«Trois affaires dont nul, à leur commencement, ne sait comment elles vont évoluer et surtout finir : un amour, une carrière, une révolution…» Cette célèbre citation d’un penseur reprise récemment par Béchir Ben Yahmed dans Jeune Afrique mérite de nouveau d’être rappelée à propos des troubles en cours dans le monde au arabe. En Egypte, «la révolution a réussi à renverser le régime mais n'a pas encore réussi à édifier un nouveau régime démocratique», regrette l'ancien vice-Premier ministre égyptien, Yahya Al Gamal. Chez le voisin tunisien également, la révolution du Jasmin tarde à porter ses fruits alors qu’elle a mis la Libye à terre.
Au Maroc par contre, «il est dit et reconnu par les différents leaders que la démarche marocaine est une démarche non seulement saine et utile pour les Marocains, mais aussi utile pour nos frères dans le monde arabe.» Déclaration de Taïeb Fassi Fihri, chef de la diplomatie marocaine qui s’attend à ce que le royaume soit «une source d’inspiration» pour les autres pays arabes. C’est dans ce cadre qu’est organisé à Rabat le Forum international sur les transitions démocratiques et les processus constitutionnels dans le monde arabe.

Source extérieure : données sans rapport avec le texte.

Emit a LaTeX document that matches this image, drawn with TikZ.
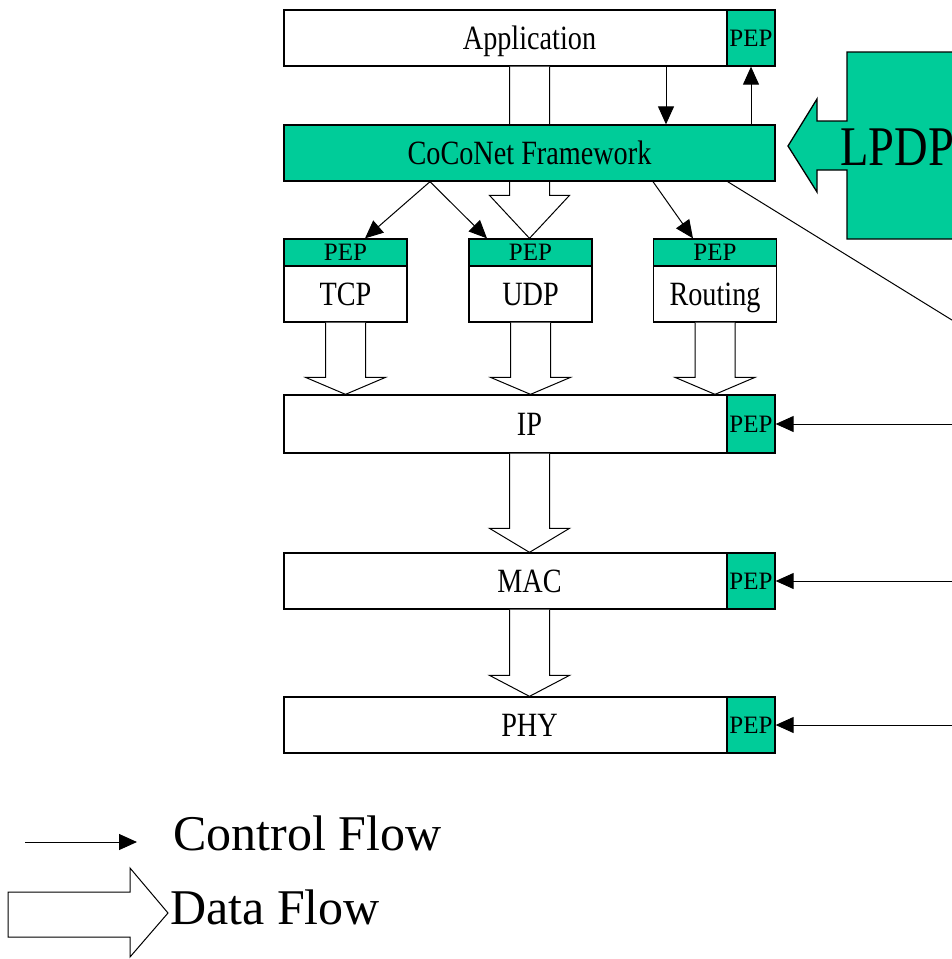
\documentclass[tikz,border=0pt]{standalone}
\usepackage{fontspec}
\setmainfont{Liberation Serif}
\newfontfamily\narrowfont[FakeStretch=0.83]{Liberation Serif}
\usetikzlibrary{arrows.meta,calc}
\definecolor{pepgreen}{RGB}{0,204,153}

% block arrow for data flow: from #1.south down to #2.north, head length #3
\newcommand{\dataflow}[3]{%
  \draw[data] let \p1=(#1.south), \p2=(#2.north) in
    (\x1-20pt,\y1) -- (\x1-20pt,\y2+#3) -- (\x1-40pt,\y2+#3) -- (\x1,\y2)
    -- (\x1+40pt,\y2+#3) -- (\x1+20pt,\y2+#3) -- (\x1+20pt,\y1);}

\begin{document}
\begin{tikzpicture}[x=1pt, y=-1pt,
    layer/.style={draw, line width=1.3pt, inner sep=0pt, minimum height=56pt,
      text height=22pt, text depth=0pt,
      font=\narrowfont\fontsize{34}{34}\selectfont},
    pep/.style={layer, fill=pepgreen, minimum width=48pt,
      text height=16pt, font=\fontsize{25}{25}\selectfont},
    ctrl/.style={line width=1pt, -{Triangle[length=18pt,width=16pt]}},
    data/.style={draw, line width=1pt, fill=white}]
  \clip (0,0) rectangle (952,959);

  % stack
  \node[layer, minimum width=491pt] (app) at (529.5,38) {Application};
  \node[pep] (apppep) at (751,38) {PEP};

  \node[pep, minimum width=123pt, minimum height=27pt] (tcppep) at (345.5,252.5) {PEP};
  \node[layer, minimum width=123pt] (tcp) at (345.5,294) {TCP};
  \node[pep, minimum width=123pt, minimum height=27pt] (udppep) at (530.5,252.5) {PEP};
  \node[layer, minimum width=123pt] (udp) at (530.5,294) {UDP};
  \node[pep, minimum width=123pt, minimum height=27pt] (rtpep) at (715,252.5) {PEP};
  \node[layer, minimum width=123pt] (rt) at (715,294) {Routing};

  \node[layer, minimum width=491pt, minimum height=58pt] (ip) at (529.5,424) {IP};
  \node[pep, minimum height=58pt] (ippep) at (751,424) {PEP};
  \node[layer, minimum width=491pt] (mac) at (529.5,581) {MAC};
  \node[pep] (macpep) at (751,581) {PEP};
  \node[layer, minimum width=491pt] (phy) at (529.5,725) {PHY};
  \node[pep] (phypep) at (751,725) {PEP};

  % data flow
  \dataflow{app}{udppep}{43}
  \node[layer, fill=pepgreen, minimum width=491pt] (coco) at (529.5,153) {CoCoNet Framework};
  \dataflow{tcp}{ip}{17}
  \dataflow{udp}{ip}{17}
  \dataflow{rt}{ip}{17}
  \dataflow{ip}{mac}{24}
  \dataflow{mac}{phy}{21}

  % control flow
  \draw[ctrl] ([xshift=136.5pt]app.south) -- ([xshift=136.5pt]coco.north);
  \draw[ctrl] (coco.north -| apppep.south) -- (apppep.south);
  \coordinate (c1) at ([xshift=-99.5pt]coco.south);
  \coordinate (c2) at ([xshift=123.5pt]coco.south);
  \draw[ctrl] (c1) -- ([xshift=19.5pt]tcppep.north);
  \draw[ctrl] (c1) -- ([xshift=-43.5pt]udppep.north);
  \draw[ctrl] (c2) -- ([xshift=-22pt]rtpep.north);

  \coordinate (bus) at (960,325);
  \draw[line width=1pt] ([xshift=-48pt]coco.south east) -- (bus);
  \coordinate (b1) at (960,424);
  \coordinate (b2) at (960,581);
  \coordinate (b3) at (960,725);
  \draw[ctrl] (b1) -- (ippep.east);
  \draw[ctrl] (b2) -- (macpep.east);
  \draw[ctrl] (b3) -- (phypep.east);

  % LPDP
  \draw[line width=1.3pt, fill=pepgreen] (970,52) -- (847,52) -- (847,121) -- (817,121)
    -- (817,99) -- (788,146) -- (817,192) -- (817,170) -- (847,170) -- (847,239)
    -- (970,239) -- cycle;
  \node[anchor=base west, inner sep=0pt, font=\narrowfont\fontsize{56}{56}\selectfont]
    (lpdp) at (840,165) {LPDP};

  % legend
  \coordinate (cfa) at (25,842);
  \coordinate (cfb) at (137,842);
  \draw[ctrl] (cfa) -- (cfb);
  \node[anchor=base west, inner sep=0pt, font=\fontsize{50}{50}\selectfont]
    (cflbl) at (173,850) {Control Flow};
  \draw[data] (8,892) -- (130,892) -- (130,868) -- (168,913) -- (130,957)
    -- (130,937) -- (8,937) -- cycle;
  \node[anchor=base west, inner sep=0pt, font=\fontsize{50}{50}\selectfont]
    (dflbl) at (170,924) {Data Flow};
\end{tikzpicture}
\end{document}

Une rencontre de deux jours ouverte ce vendredi 16 septembre et qui vient de se clôturer ce samedi. Des personnalités de renommée internationale du monde politique, économique, académique et journalistique y ont échangé sur les «processus de consultation constitutionnelle pour les transitions démocratiques dans le monde arabe» et «les dispositions constitutionnelles pour assurer la réussite de [ces] transitions démocratiques». Une manière de mettre en valeur la pertinence de la démarche marocaine, indique Taïeb Fassi Fihri. Une démarche «audacieuse» que la réforme constitutionnelle entend matérialiser.
Task Force
Aux yeux des «partenaires» du royaume à l’instar l’UE, cette réforme est vue comme une «évolution spectaculaire», à en croire Bernardino Leon, le représentant spécial de l'Union européenne pour le Sud de la Méditerranée. Tout effort méritant récompense, l’UE entend mettre en place une «Task Force» pour soutenir les pays en transition démocratique que sont la Tunisie, le Maroc, la Libye ainsi que l’Egypte et la Jordanie. «C’est notre responsabilité, notre devoir d’aider ces pays» confie Bernardino Leon.

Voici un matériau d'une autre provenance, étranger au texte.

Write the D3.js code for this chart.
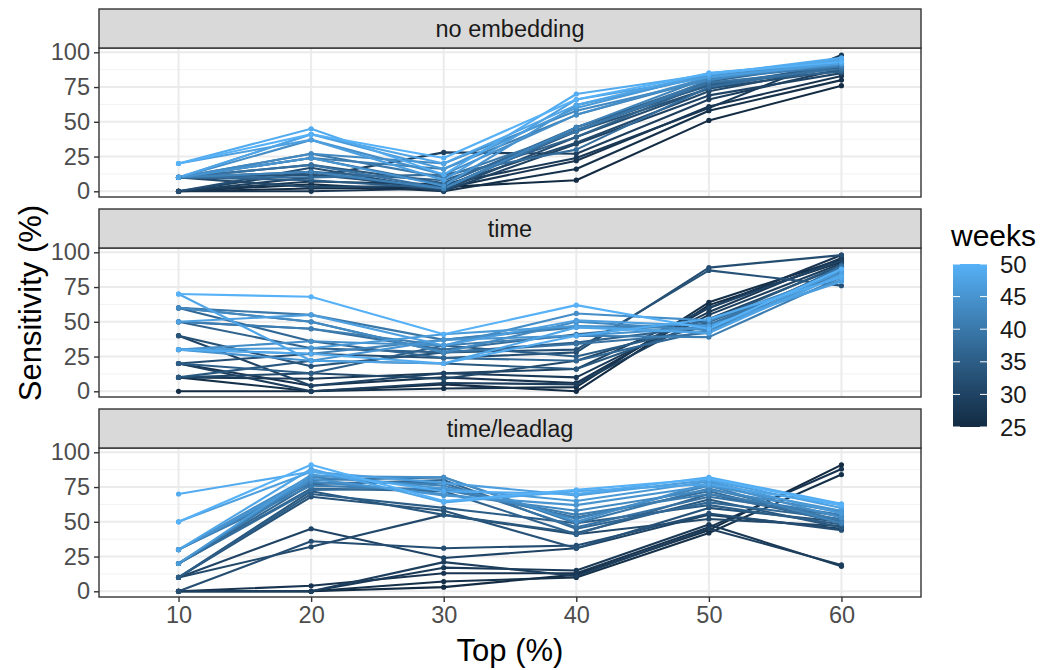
<!DOCTYPE html>
<html>
<head>
<meta charset="utf-8">
<script src="https://cdn.jsdelivr.net/npm/d3@7"></script>
<style>
  html, body { margin: 0; padding: 0; background: #ffffff; }
  svg { display: block; font-family: "Liberation Sans", Arial, Helvetica, sans-serif; }
</style>
</head>
<body>
<svg id="chart" width="1043" height="670"></svg>
<script>
// ---------- data ----------
const topLevels = [10, 20, 30, 40, 50, 60];
const yTicks = [0, 25, 50, 75, 100];
const legendTicks = [25, 30, 35, 40, 45, 50];
const facets = ["no embedding", "time", "time/leadlag"];
const weeks = d3.range(25, 51);

// Sensitivity (%) per week, values at Top = 10,20,30,40,50,60
const noEmbedding = [
  [0, 2, 3, 8, 51, 76],
  [0, 5, 0, 16, 58, 80],
  [0, 0, 2, 22, 61, 83],
  [0, 7, 5, 24, 60, 98],
  [0, 10, 28, 27, 66, 88],
  [0, 14, 0, 34, 69, 85],
  [10, 3, 4, 35, 72, 90],
  [0, 17, 1, 39, 74, 87],
  [10, 12, 3, 43, 74, 92],
  [10, 19, 6, 44, 77, 89],
  [10, 8, 2, 46, 76, 91],
  [10, 14, 8, 39, 78, 86],
  [10, 24, 5, 46, 79, 93],
  [10, 10, 12, 30, 75, 90],
  [10, 19, 2, 44, 78, 88],
  [10, 27, 10, 43, 80, 94],
  [10, 24, 16, 55, 81, 90],
  [10, 14, 2, 46, 82, 92],
  [10, 27, 20, 58, 80, 95],
  [10, 37, 12, 55, 82, 91],
  [10, 24, 4, 62, 83, 93],
  [10, 41, 16, 60, 84, 95],
  [20, 37, 8, 66, 82, 92],
  [10, 41, 20, 62, 85, 94],
  [20, 45, 12, 70, 84, 96],
  [20, 41, 24, 66, 85, 93]
];
const timeEmb = [
  [0, 0, 5, 0, 62, 93],
  [10, 0, 2, 3, 64, 95],
  [20, 4, 10, 6, 60, 98],
  [10, 9, 13, 10, 57, 96],
  [20, 0, 6, 5, 55, 92],
  [40, 4, 13, 16, 60, 94],
  [10, 13, 9, 22, 52, 90],
  [20, 27, 24, 28, 89, 98],
  [40, 18, 28, 30, 87, 76],
  [10, 22, 20, 16, 50, 91],
  [20, 13, 33, 25, 47, 88],
  [50, 31, 28, 35, 47, 86],
  [60, 36, 24, 22, 44, 89],
  [50, 45, 30, 41, 50, 84],
  [60, 50, 28, 34, 42, 90],
  [60, 55, 37, 46, 48, 86],
  [50, 45, 33, 40, 39, 82],
  [30, 27, 37, 47, 45, 88],
  [60, 50, 28, 50, 44, 84],
  [30, 36, 33, 56, 51, 85],
  [30, 22, 37, 40, 46, 80],
  [30, 31, 41, 47, 42, 87],
  [50, 55, 33, 51, 47, 79],
  [70, 22, 20, 46, 42, 84],
  [30, 27, 20, 40, 52, 82],
  [70, 68, 41, 62, 45, 88]
];
const leadlagEmb = [
  [0, 0, 3, 12, 44, 91],
  [0, 0, 7, 10, 42, 84],
  [0, 4, 13, 13, 46, 88],
  [0, 0, 17, 15, 48, 18],
  [0, 0, 21, 11, 45, 19],
  [10, 45, 24, 31, 55, 45],
  [10, 32, 55, 41, 52, 47],
  [0, 36, 31, 33, 56, 44],
  [10, 68, 58, 31, 60, 50],
  [10, 72, 55, 42, 66, 46],
  [10, 70, 60, 49, 62, 48],
  [20, 74, 72, 41, 70, 50],
  [20, 77, 80, 45, 64, 52],
  [20, 73, 74, 53, 72, 49],
  [30, 78, 78, 46, 68, 54],
  [20, 80, 82, 49, 74, 51],
  [30, 76, 73, 55, 70, 55],
  [20, 82, 76, 52, 76, 49],
  [30, 79, 70, 58, 73, 57],
  [30, 83, 82, 50, 78, 53],
  [30, 81, 69, 62, 76, 58],
  [20, 84, 74, 65, 79, 56],
  [50, 86, 78, 69, 80, 60],
  [30, 88, 64, 72, 77, 62],
  [70, 86, 72, 70, 82, 63],
  [50, 91, 65, 73, 81, 62]
];
const facetData = [noEmbedding, timeEmb, leadlagEmb];

// ---------- layout ----------
const svg = d3.select("#chart");
const panelLeft = 99, panelRight = 921;
const panelTops = [48, 248, 448];
const panelH = 149;
const stripH = 39;
const font = '"Liberation Sans", Arial, Helvetica, sans-serif';
const tickFont = 23.5, stripFont = 23.5, titleFont = 31;

const x = d3.scalePoint().domain(topLevels).range([panelLeft, panelRight]).padding(0.6);
const color = d3.scaleLinear().domain([25, 50]).range(["#132B43", "#56B1F7"]).interpolate(d3.interpolateLab);

facets.forEach((name, fi) => {
  const top = panelTops[fi];
  const y = d3.scaleLinear().domain([-4.1, 103.1]).range([top + panelH, top]);
  const g = svg.append("g");

  g.append("rect").attr("x", panelLeft).attr("y", top).attr("width", panelRight - panelLeft).attr("height", panelH).attr("fill", "#ffffff");

  const minor = [12.5, 37.5, 62.5, 87.5];
  g.selectAll(".ymin").data(minor).join("line")
    .attr("x1", panelLeft).attr("x2", panelRight)
    .attr("y1", d => y(d)).attr("y2", d => y(d))
    .attr("stroke", "#F2F2F2").attr("stroke-width", 1);
  g.selectAll(".ymaj").data(yTicks).join("line")
    .attr("x1", panelLeft).attr("x2", panelRight)
    .attr("y1", d => y(d)).attr("y2", d => y(d))
    .attr("stroke", "#EBEBEB").attr("stroke-width", 2);
  g.selectAll(".xmaj").data(topLevels).join("line")
    .attr("y1", top).attr("y2", top + panelH)
    .attr("x1", d => x(d)).attr("x2", d => x(d))
    .attr("stroke", "#EBEBEB").attr("stroke-width", 2);

  const rows = facetData[fi].map((vals, i) => ({ week: weeks[i], vals }));
  const line = d3.line().x((d, i) => x(topLevels[i])).y(d => y(d));
  g.selectAll(".ln").data(rows).join("path")
    .attr("d", r => line(r.vals))
    .attr("fill", "none")
    .attr("stroke", r => color(r.week))
    .attr("stroke-width", 2.1)
    .attr("stroke-linejoin", "round");
  rows.forEach(r => {
    g.selectAll(null).data(r.vals).join("circle")
      .attr("cx", (d, i) => x(topLevels[i]))
      .attr("cy", d => y(d))
      .attr("r", 2.6)
      .attr("fill", color(r.week));
  });

  g.append("rect").attr("x", panelLeft).attr("y", top).attr("width", panelRight - panelLeft).attr("height", panelH)
    .attr("fill", "none").attr("stroke", "#333333").attr("stroke-width", 1.4);

  g.append("rect").attr("x", panelLeft).attr("y", top - stripH).attr("width", panelRight - panelLeft).attr("height", stripH)
    .attr("fill", "#D9D9D9").attr("stroke", "#333333").attr("stroke-width", 1.4);
  g.append("text").attr("x", (panelLeft + panelRight) / 2).attr("y", top - stripH / 2)
    .attr("text-anchor", "middle").attr("dominant-baseline", "central")
    .attr("font-size", stripFont).attr("fill", "#1A1A1A").text(name);

  const yAxis = d3.axisLeft(y).tickValues(yTicks).tickSize(5).tickPadding(4);
  const ya = g.append("g").attr("transform", `translate(${panelLeft},0)`).call(yAxis);
  ya.select(".domain").remove();
  ya.selectAll(".tick line").attr("stroke", "#333333").attr("stroke-width", 1.4);
  ya.selectAll(".tick text").attr("font-size", tickFont).attr("fill", "#4D4D4D").attr("font-family", font);

  if (fi === facets.length - 1) {
    const xAxis = d3.axisBottom(x).tickSize(5).tickPadding(4);
    const xa = g.append("g").attr("transform", `translate(0,${top + panelH})`).call(xAxis);
    xa.select(".domain").remove();
    xa.selectAll(".tick line").attr("stroke", "#333333").attr("stroke-width", 1.4);
    xa.selectAll(".tick text").attr("font-size", tickFont).attr("fill", "#4D4D4D").attr("font-family", font);
  }
});

svg.append("text").attr("x", (panelLeft + panelRight) / 2).attr("y", 661)
  .attr("text-anchor", "middle").attr("font-size", titleFont).attr("fill", "#000000").text("Top (%)");
svg.append("text").attr("transform", "translate(41,303) rotate(-90)")
  .attr("text-anchor", "middle").attr("font-size", titleFont).attr("fill", "#000000").text("Sensitivity (%)");

const legX = 953, legTop = 264, legBottom = 427, legW = 34;
svg.append("text").attr("x", 951).attr("y", 246).attr("font-size", 30).attr("fill", "#000000").text("weeks");
const defs = svg.append("defs");
const grad = defs.append("linearGradient").attr("id", "wgrad").attr("x1", 0).attr("y1", 1).attr("x2", 0).attr("y2", 0);
d3.range(0, 1.0001, 0.05).forEach(t => {
  grad.append("stop").attr("offset", t).attr("stop-color", color(25 + t * 25));
});
svg.append("rect").attr("x", legX).attr("y", legTop).attr("width", legW).attr("height", legBottom - legTop).attr("fill", "url(#wgrad)");
const ly = d3.scaleLinear().domain([25, 50]).range([legBottom, legTop]);
svg.selectAll(".lt1").data(legendTicks).join("line")
  .attr("x1", legX).attr("x2", legX + 7).attr("y1", d => ly(d)).attr("y2", d => ly(d))
  .attr("stroke", "#ffffff").attr("stroke-width", 1);
svg.selectAll(".lt2").data(legendTicks).join("line")
  .attr("x1", legX + legW - 7).attr("x2", legX + legW).attr("y1", d => ly(d)).attr("y2", d => ly(d))
  .attr("stroke", "#ffffff").attr("stroke-width", 1);
svg.selectAll(".ll").data(legendTicks).join("text")
  .attr("x", 1000).attr("y", d => ly(d)).attr("dominant-baseline", "central")
  .attr("font-size", 24).attr("fill", "#1A1A1A").text(d => d);
</script>
</body>
</html>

Reste à savoir si les peuples révolutionnaires ne manqueront pas d’y voir une manière pour l’UE d’essayer de renforcer sa présence dans les pays du Sud-est de la Mare Nostrum malgré la volonté affichée des peuples arabes de soustraire leurs Etats de la tutelle occidentale. « La dynamique actuelle de révolte dans le monde arabe est une revanche sur le nouvel ordre mondial et son incapacité à favoriser et appuyer la démocratie» explique Abdelaziz Lamghari, président de l'Association Marocaine de Droit Constitutionnel, co-organisatrice du Forum, avec le Club diplomatique marocain.

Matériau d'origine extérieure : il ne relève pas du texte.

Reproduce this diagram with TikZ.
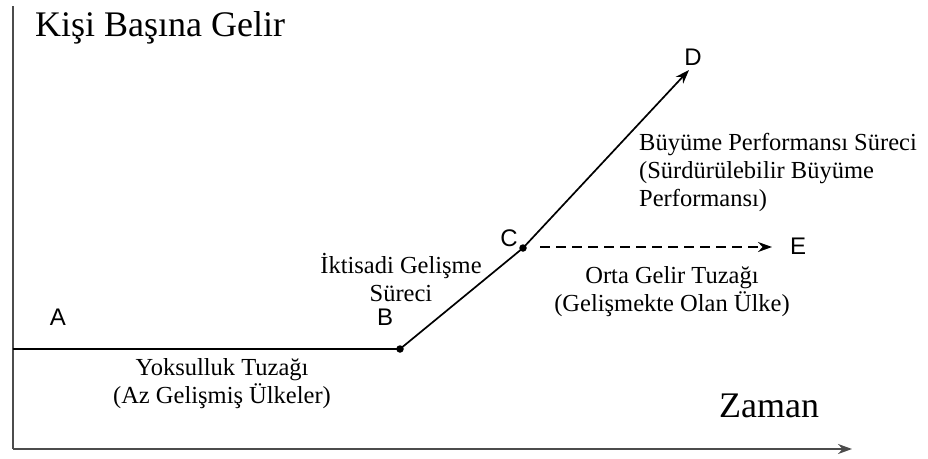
\documentclass[tikz,border=0pt]{standalone}
\usepackage{fontspec}
\setmainfont{Liberation Serif}
\newfontfamily\lettersf{Liberation Sans}
\usetikzlibrary{arrows.meta}
\begin{document}
\begin{tikzpicture}[x=1pt,y=-1pt,
  lbl/.style={font=\fontsize{24.5}{28}\selectfont, align=center, inner sep=0pt},
  pt/.style={font=\lettersf\fontsize{24}{26}\selectfont, inner sep=0pt},
  axis/.style={line width=2pt, draw=black!70},
  curve/.style={line width=1.7pt},
  dot/.style={circle, fill=black, inner sep=0pt, minimum size=7.5pt}]
\useasboundingbox (0,0) rectangle (928,458);

% axes
\coordinate (O) at (12.5,449);
\coordinate (Ytop) at (12.5,6);
\coordinate (Xend) at (852,449);
\draw[axis] (Ytop) -- (O);
\draw[axis, -{Stealth[length=14pt,width=10pt]}] (O) -- (Xend);
\node[font=\fontsize{36}{40}\selectfont, anchor=base west, inner sep=0pt] (ylab) at (35,36) {Kişi Başına Gelir};
\node[font=\fontsize{36}{40}\selectfont, anchor=base west, inner sep=0pt] (xlab) at (719,417) {Zaman};

% path points
\coordinate (Astart) at (12.5,349);
\node[dot] (B) at (400,349) {};
\node[dot] (C) at (523,248) {};
\coordinate (D) at (689,70);
\coordinate (Cd) at (540,247);
\coordinate (E) at (772,247);

\draw[curve] (Astart) -- (B.center);
\draw[curve] (B.center) -- (C.center);
\draw[curve, -{Stealth[length=14pt,width=10pt]}] (C.center) -- (D);
\draw[curve, dash pattern=on 10pt off 6pt, -{Stealth[length=14pt,width=10pt]}] (Cd) -- (E);

% point letters
\node[pt] (lA) at (58,317) {A};
\node[pt] (lB) at (385,317) {B};
\node[pt] (lC) at (509,238) {C};
\node[pt] (lD) at (693,57) {D};
\node[pt] (lE) at (798,246) {E};

% stage labels
\node[lbl] (ik) at (401,278) {İktisadi Gelişme\\Süreci};
\node[lbl] (yok) at (222,384) {Yoksulluk Tuzağı\\(Az Gelişmiş Ülkeler)};
\node[lbl] (orta) at (672,292) {Orta Gelir Tuzağı\\(Gelişmekte Olan Ülke)};
\node[lbl, align=left, anchor=north west] (buy) at (639,133)
  {Büyüme Performansı Süreci\\(Sürdürülebilir Büyüme\\Performansı)};
\end{tikzpicture}
\end{document}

L’Union pour la Méditerranée pour sa part, n’entend pas laisser cette occasion filer pour tenter de ressusciter. A travers notamment des «projets concrets qui vont contribuer à la création d’emploi et assurer la stabilité des pays membre de l’UPM», avance Youssef Amrani, le nouveau secrétaire général de l’organisation basée à Barcelone. Une manière de stabiliser la région et de limiter «le printemps arabe» à une seule saison afin qu’il ne devienne pas «un défilement de saisons», comme l’a souligné le professeur Abdelaziz Lamghari.